Regret over every person, place, and circumstance woven into the fabric of my past.

I’m startled to see it pop out at me so clearly. Has it always been lurking between the pages of my past, waiting patiently for me to approach with open eyes?

An entire lifetime spent regretting myself…

This morning, I sat on the floor immersing myself in the ghosts of Bethanys past, laughing (at age 14, I decided I would marry my first boyfriend on October 20, 2003), aching (the Sunday my entire youth group stood in front of the church to promise abstinence for True Love Waits, I cried alone in the bathroom as the only teenager whose parents were unwilling for her to think about sex–even to pledge celibacy with all her friends), and wishing desperately for a time machine.

I wish I could protect the sweet little girl who learned about unfounded yet unrelenting, soul-crushing guilt at home every single day. I would tell her she was precious and wanted, that it was OK to smile and play and think that God liked her. I would show her that her beautiful little heart was anything but “hard, cold, and black” like she was told, that the daily accusations against her were untrue, that her deep little-girl wounds were not her fault. I would stop regretting my existence.
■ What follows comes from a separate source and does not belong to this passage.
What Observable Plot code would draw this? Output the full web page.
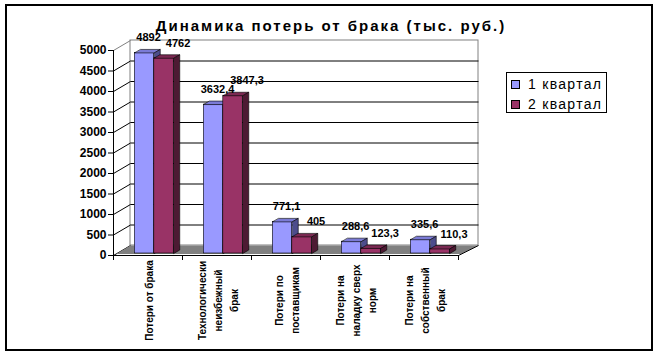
<!DOCTYPE html>
<html><head><meta charset="utf-8">
<script src="https://cdn.jsdelivr.net/npm/d3@7"></script>
<script src="https://cdn.jsdelivr.net/npm/@observablehq/plot@0.6"></script>
<style>
body{margin:0;background:#fff;}
#wrap{position:relative;width:662px;height:361px;overflow:hidden;font-family:"Liberation Sans",Arial,sans-serif;background:#fff;}
#wrap svg{position:absolute;left:0;top:0;}
#border{position:absolute;left:5px;top:4px;width:644px;height:343px;border:2px solid #000;pointer-events:none;}
#title{position:absolute;left:0;width:662px;top:17px;text-align:center;font-weight:bold;font-size:15px;letter-spacing:2px;color:#000;}
#legend{position:absolute;left:506px;top:72px;width:99px;height:39px;border:1px solid #000;font-size:14px;letter-spacing:1.3px;}
.item{position:absolute;left:4px;height:16px;line-height:16px;white-space:nowrap;}
.sw{display:inline-block;width:7px;height:7px;border:1px solid #000;margin-right:8px;vertical-align:0px;}
g[aria-label="values"] text{letter-spacing:0.8px;}
</style></head>
<body>
<div id="wrap"><div id="title">Динамика потерь от брака (тыс. руб.)</div><div id="legend"></div><div id="border"></div></div>
<script>
// ---- data ----
const categoryLabels = ["Потери от брака", "Технологически\nнеизбежный\nбрак", "Потери по\nпоставщикам", "Потери на\nналадку сверх\nнорм", "Потери на\nсобственный\nбрак"];
const series = ["1 квартал", "2 квартал"];
const q1 = [4892, 3632.4, 771.1, 288.6, 335.6];
const q2 = [4762, 3847.3, 405, 123.3, 110.3];
const yTicks = [0, 500, 1000, 1500, 2000, 2500, 3000, 3500, 4000, 4500, 5000];
const frontColors = ["#9999FF", "#993366"];
const topColors = ["#7B7BD6", "#7A2952"];
const sideColors = ["#4D4D8C", "#4D1A33"];

// ---- layout ----
const W = 662, H = 361, ML = 113, MR = 204, MT = 50, MB = 106;
const nCat = categoryLabels.length;
const xPx = (W - ML - MR) / nCat;          // px per category unit
const yPx = (H - MT - MB) / 5000;          // px per value unit
const dX = 17 / xPx, dY = 10 / yPx;        // 3D depth in data units
const ext = 3 / xPx;
const f0 = 0.2, f1 = 0.55;                 // bar front/back depth fractions
const fFloor = 0.15;
const barLeft = 17.9 / xPx, barW = 19.5 / xPx;
const fmt = v => String(v).replace(".", ",");

const bars = [];
[q1, q2].forEach((vals, s) => vals.forEach((v, i) => bars.push({
  i, s, series: series[s], v, label: fmt(v),
  x1: i + barLeft + s * barW, x2: i + barLeft + (s + 1) * barW
})));

function tops(s) {
  return bars.filter(b => b.s === s).flatMap(b => [
    {id: b.i, x: b.x1 + f0 * dX, y: b.v + f0 * dY},
    {id: b.i, x: b.x2 + f0 * dX, y: b.v + f0 * dY},
    {id: b.i, x: b.x2 + f1 * dX, y: b.v + f1 * dY},
    {id: b.i, x: b.x1 + f1 * dX, y: b.v + f1 * dY}
  ]);
}
function sides(s) {
  return bars.filter(b => b.s === s).flatMap(b => [
    {id: b.i, x: b.x2 + f0 * dX, y: f0 * dY},
    {id: b.i, x: b.x2 + f1 * dX, y: f1 * dY},
    {id: b.i, x: b.x2 + f1 * dX, y: b.v + f1 * dY},
    {id: b.i, x: b.x2 + f0 * dX, y: b.v + f0 * dY}
  ]);
}
const floor = [
  {x: fFloor * dX, y: fFloor * dY}, {x: nCat + fFloor * dX, y: fFloor * dY},
  {x: nCat + dX + ext, y: dY}, {x: dX, y: dY}
];
const seps = d3.range(nCat + 1);
const gridVals = yTicks.filter(t => t > 0 && t < 5000);

const barMarks = [0, 1].flatMap(s => [
  Plot.rect(bars.filter(b => b.s === s), {x1: b => b.x1 + f0 * dX, x2: b => b.x2 + f0 * dX, y1: f0 * dY, y2: b => b.v + f0 * dY, fill: "series", stroke: "#000", strokeWidth: 0.6}),
  Plot.line(tops(s), {x: "x", y: "y", z: "id", curve: "linear-closed", fill: topColors[s], stroke: "#000", strokeWidth: 0.6}),
  Plot.line(sides(s), {x: "x", y: "y", z: "id", curve: "linear-closed", fill: sideColors[s], stroke: "#000", strokeWidth: 0.6})
]);

const plot = Plot.plot({
  width: W, height: H, marginLeft: ML, marginRight: MR, marginTop: MT, marginBottom: MB,
  style: {fontFamily: "'Liberation Sans', Arial, sans-serif", fontSize: "11px", background: "transparent", color: "#000"},
  x: {domain: [0, nCat], label: null},
  y: {domain: [0, 5000], label: null},
  color: {domain: series, range: frontColors},
  marks: [
    Plot.rect([0], {x1: dX, x2: nCat + dX + ext, y1: dY, y2: 5000 + dY, fill: "#fff", stroke: "#808080", strokeWidth: 1}),
    Plot.link(gridVals, {x1: dX, x2: nCat + dX + ext, y1: t => t + dY, y2: t => t + dY, stroke: "#000", strokeWidth: 1}),
    Plot.link(yTicks.filter(t => t < 5000), {x1: 0, x2: dX, y1: t => t, y2: t => t + dY, stroke: "#000", strokeWidth: 1}),
    Plot.link([5000], {x1: 0, x2: dX, y1: t => t, y2: t => t + dY, stroke: "#808080", strokeWidth: 1}),
    Plot.line(floor, {x: "x", y: "y", curve: "linear-closed", fill: "#808080", stroke: "none"}),
    Plot.link([0], {x1: nCat, x2: nCat + dX + ext, y1: 0, y2: dY, stroke: "#000", strokeWidth: 1}),
    Plot.ruleY([0], {x1: 0, x2: nCat, stroke: "#000"}),
    Plot.axisX({ticks: seps, tickSize: 5, tickFormat: () => "", label: null, stroke: "#000"}),
    Plot.ruleX([0], {y1: 0, y2: 5000, stroke: "#000"}),
    Plot.axisY({ticks: yTicks, tickSize: 5, tickPadding: 2, fontWeight: "bold", fontSize: 12, label: null, tickFormat: d => String(d), stroke: "#000"}),
    ...barMarks,
    Plot.text(bars, {x: b => (b.x1 + b.x2) / 2 + f0 * dX + (b.s === 0 ? 4 : 14) / xPx, y: "v", dy: -17, text: "label", fontWeight: "bold", fontSize: 11, fill: "#000", ariaLabel: "values"}),
    Plot.text(categoryLabels, {x: (d, i) => i + 0.5, frameAnchor: "bottom", dy: 45, rotate: -90, textAnchor: "middle", lineAnchor: "middle", lineHeight: 1.6, fontSize: 10, fontWeight: "bold", fill: "#000"})
  ]
});

const wrap = document.getElementById("wrap");
wrap.insertBefore(plot, wrap.firstChild);

const color = plot.scale("color");
const legend = document.getElementById("legend");
series.forEach((s, k) => {
  const it = document.createElement("div");
  it.className = "item";
  it.style.top = (3 + k * 20) + "px";
  it.innerHTML = `<span class="sw" style="background:${color.apply(s)}"></span>${s}`;
  legend.appendChild(it);
});
</script>
</body></html>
I wish I could give the excruciatingly lonely teenager a heaping dose of the love she lived without. I would tell her how funny she was in her blossoming creativity. I would hold up a mirror and show her how pretty she was, even (especially) with the freckles and red hair and too-long legs she hated. I would whisper to her about her intrinsic value and the luscious life ahead. I would give her reasons not to kill herself other than the sole terror of facing a God who, she was told, hated her. I would stop regretting how my goody-two-shoesness kept me from sneaking out at night to recapture my boyfriend’s attention.

I wish I could inject Valium into the college student’s frantically over-analytical brain. I would tell her to relax into the gentle process of learning, to enjoy each moment without dissecting it to death. I would give her the confidence to stand up to the guys who mistreated her and to unabashedly be herself with the ones who captured her affection. I would remind her to have fun dating, building friendships, learning, becoming an adult. I would stop regretting the fun and crazy side of my personality making itself known.

I wish I could extract the vast self-imposed disillusionment from the newly-inaugurated adult. I would help her see her fears and misgivings as the product of misguided childhood teachings. I would tell her that her perpetual doubts about love, capability, purpose, and belief were natural but not world-spinning. I would encourage her to enjoy rediscovering her identity, to face her life with courage and joy, to accept her new marriage as safe, to let herself feel at peace as a woman. I would stop regretting my imperfection.

I can hardly believe it’s taken me this long to realize that I’m a human and that that’s OK. I imagine most people realize this while they’re still in diapers or at least when their first smudgy fingerpainting is taped onto the fridge… not years after getting a minor in psychology or even more years of dedicated self-therapy or still more years of affirming friendships. (When did you find out it was perfectly OK to be you?)

Hello, my name is Bethany, and today I’ve stopped regretting Me.

I feel like a newborn being snuggled for the first time by ecstatic, weeping parents and thinking it the most natural moment in the world.